The outlook for inflation reflects the balance between persistent drags from factors such as sterling and world export prices and prospective further increases in domestic cost growth. The MPC’s objective is to return inflation to target sustainably; that is, without an overshoot once persistent disinflationary forces ultimately wane. Given these considerations, the MPC intends to set monetary policy to ensure that growth is sufficient to absorb remaining spare capacity in a manner that returns inflation to the target in around two years and keeps it there in the absence of further shocks.

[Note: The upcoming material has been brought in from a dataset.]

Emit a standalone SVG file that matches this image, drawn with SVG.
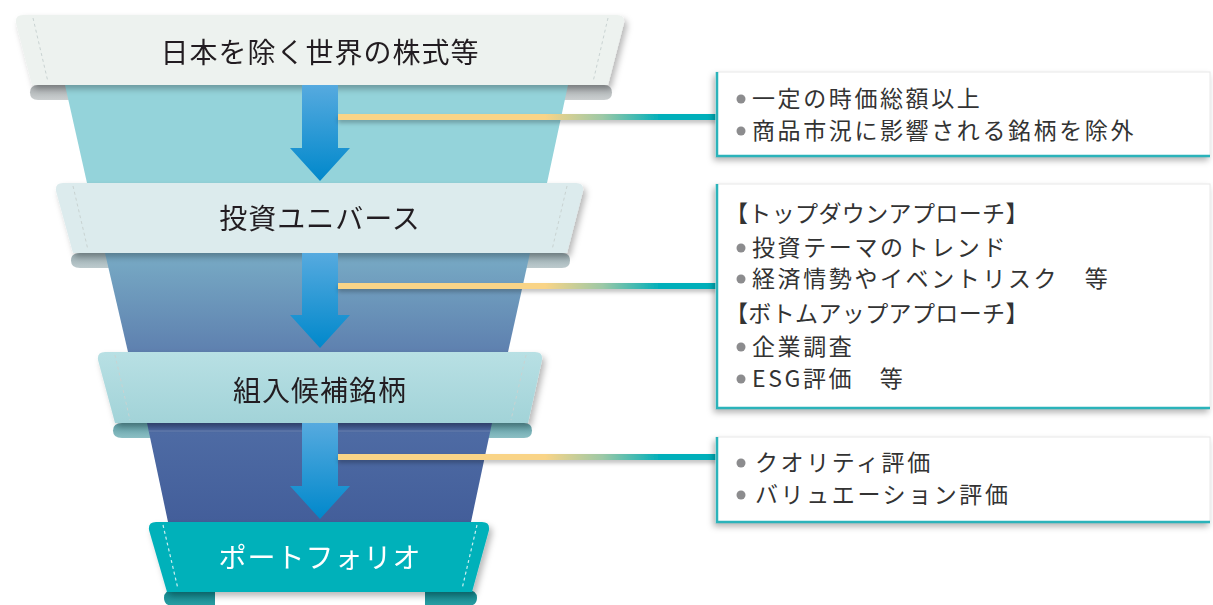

The MPC set out its most recent detailed assessment of the economic outlook in the November Inflation Report. At that time, the Committee’s central view was that if Bank Rate were to follow the gently rising path implied by the prevailing market yields then CPI inflation would exceed slightly the 2% target in two years and then rise further above it, reflecting modest excess demand. The MPC judged that the risks to this projection lay a little to the downside in the first two years, reflecting global factors.
There has not been much news on international activity relative to the forecasts contained in the November Report, with global growth having been stable at a rate well below historical averages. Prospects for domestic activity are also little changed on the month, with robust growth in private domestic spending continuing to counter-balance subdued demand growth overseas. Measures announced in the Government’s Autumn Statement mean a slightly lower pace of deficit reduction in 2016 than was previously planned, although the fiscal consolidation will continue to weigh on growth over the forecast period.
The projected return of CPI inflation to the target depends on an increase in domestic cost growth sufficient to balance the drag on prices from very subdued global inflation and past increases in the value of sterling. Despite lower unemployment, nominal pay growth appears to have flattened off recently. This could reflect short-term volatility in the data. But earnings per worker could be affected by changes in the mix of employment, including a fall in average hours, in which case the impact on unit labour costs would be limited. It could also be that lower headline readings of inflation have acted to limit recent nominal pay growth, despite the tightening labour market. The balance between pay and productivity growth remains a key aspect of the MPC’s policy assessment.
As in previous months, there is a range of views among MPC members about the balance of risks to inflation relative to the target in the medium term. At the Committee’s meeting ending on 9 December, eight members judged it appropriate to leave the stance of monetary policy unchanged at present. Ian McCafferty preferred to increase Bank Rate by 25 basis points, given his view that the path of domestic costs was more likely to lead to inflation exceeding the target in the medium term than was embodied in the Committee’s collective November projections.
All members agree that, given the likely persistence of the headwinds weighing on the economy, when Bank Rate does begin to rise, it is expected to do so more gradually and to a lower level than in recent cycles. This guidance is an expectation, not a promise. The actual path Bank Rate will follow over the next few years will depend on the economic circumstance.